§ **THE INPUT**:
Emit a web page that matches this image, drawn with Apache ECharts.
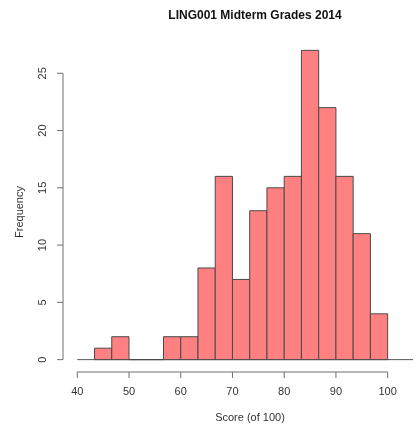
---
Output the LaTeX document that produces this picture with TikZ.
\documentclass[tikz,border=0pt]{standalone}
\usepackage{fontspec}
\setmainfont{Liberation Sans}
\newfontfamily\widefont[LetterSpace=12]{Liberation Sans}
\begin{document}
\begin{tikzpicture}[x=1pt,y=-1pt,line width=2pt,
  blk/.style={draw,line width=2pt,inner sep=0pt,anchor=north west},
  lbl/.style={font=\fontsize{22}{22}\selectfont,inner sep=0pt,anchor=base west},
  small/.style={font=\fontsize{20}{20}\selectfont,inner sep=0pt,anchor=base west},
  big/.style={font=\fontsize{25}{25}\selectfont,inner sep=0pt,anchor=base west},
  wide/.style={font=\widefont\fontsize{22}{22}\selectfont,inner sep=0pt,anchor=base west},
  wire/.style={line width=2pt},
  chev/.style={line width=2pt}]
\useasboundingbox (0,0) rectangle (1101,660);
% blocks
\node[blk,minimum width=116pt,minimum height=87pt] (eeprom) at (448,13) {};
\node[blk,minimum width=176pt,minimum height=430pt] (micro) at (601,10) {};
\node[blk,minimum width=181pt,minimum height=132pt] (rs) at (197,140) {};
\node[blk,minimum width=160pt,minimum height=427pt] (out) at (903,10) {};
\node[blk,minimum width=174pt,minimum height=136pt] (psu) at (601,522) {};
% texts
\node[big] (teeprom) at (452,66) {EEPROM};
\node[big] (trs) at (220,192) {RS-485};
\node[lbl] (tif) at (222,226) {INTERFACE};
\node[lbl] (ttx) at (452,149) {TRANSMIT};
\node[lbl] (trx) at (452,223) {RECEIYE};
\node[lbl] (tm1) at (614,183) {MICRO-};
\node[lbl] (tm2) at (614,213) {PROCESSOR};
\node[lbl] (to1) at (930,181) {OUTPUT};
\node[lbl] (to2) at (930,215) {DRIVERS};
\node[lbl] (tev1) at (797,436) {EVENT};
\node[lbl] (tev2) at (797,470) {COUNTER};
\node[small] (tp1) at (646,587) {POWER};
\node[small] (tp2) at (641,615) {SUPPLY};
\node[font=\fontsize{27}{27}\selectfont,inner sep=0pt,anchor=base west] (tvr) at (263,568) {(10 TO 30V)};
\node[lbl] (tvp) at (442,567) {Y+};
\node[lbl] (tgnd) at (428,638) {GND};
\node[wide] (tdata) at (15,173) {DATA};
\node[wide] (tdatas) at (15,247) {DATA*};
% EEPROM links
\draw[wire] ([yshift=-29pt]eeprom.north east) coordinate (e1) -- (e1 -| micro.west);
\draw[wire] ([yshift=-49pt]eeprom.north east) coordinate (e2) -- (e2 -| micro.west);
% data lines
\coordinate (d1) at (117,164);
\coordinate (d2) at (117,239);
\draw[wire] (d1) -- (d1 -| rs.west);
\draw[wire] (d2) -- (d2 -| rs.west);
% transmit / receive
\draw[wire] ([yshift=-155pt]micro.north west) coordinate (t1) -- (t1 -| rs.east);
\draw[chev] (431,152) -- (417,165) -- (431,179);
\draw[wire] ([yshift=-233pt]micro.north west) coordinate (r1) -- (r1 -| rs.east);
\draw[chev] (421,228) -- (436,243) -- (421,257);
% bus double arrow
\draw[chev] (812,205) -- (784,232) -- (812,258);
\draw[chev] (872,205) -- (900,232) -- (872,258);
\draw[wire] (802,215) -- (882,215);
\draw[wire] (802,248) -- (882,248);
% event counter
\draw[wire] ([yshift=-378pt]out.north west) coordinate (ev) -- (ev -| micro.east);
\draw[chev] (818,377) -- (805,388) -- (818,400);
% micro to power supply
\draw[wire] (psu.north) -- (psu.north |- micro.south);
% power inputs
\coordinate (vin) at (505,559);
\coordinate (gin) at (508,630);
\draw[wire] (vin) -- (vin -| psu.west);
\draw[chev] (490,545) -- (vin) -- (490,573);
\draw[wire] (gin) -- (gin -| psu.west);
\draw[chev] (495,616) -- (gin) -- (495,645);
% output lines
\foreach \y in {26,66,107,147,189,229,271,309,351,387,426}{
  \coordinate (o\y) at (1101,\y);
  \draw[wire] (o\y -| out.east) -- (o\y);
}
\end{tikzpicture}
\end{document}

§ **EXERCISE AIM**: Write out every line from the entries where "that" appears.

§ **RESULT OF THIS EXERCISE**:
Emit a web page that matches this image, drawn with Apache ECharts.
Output the LaTeX document that produces this picture with TikZ.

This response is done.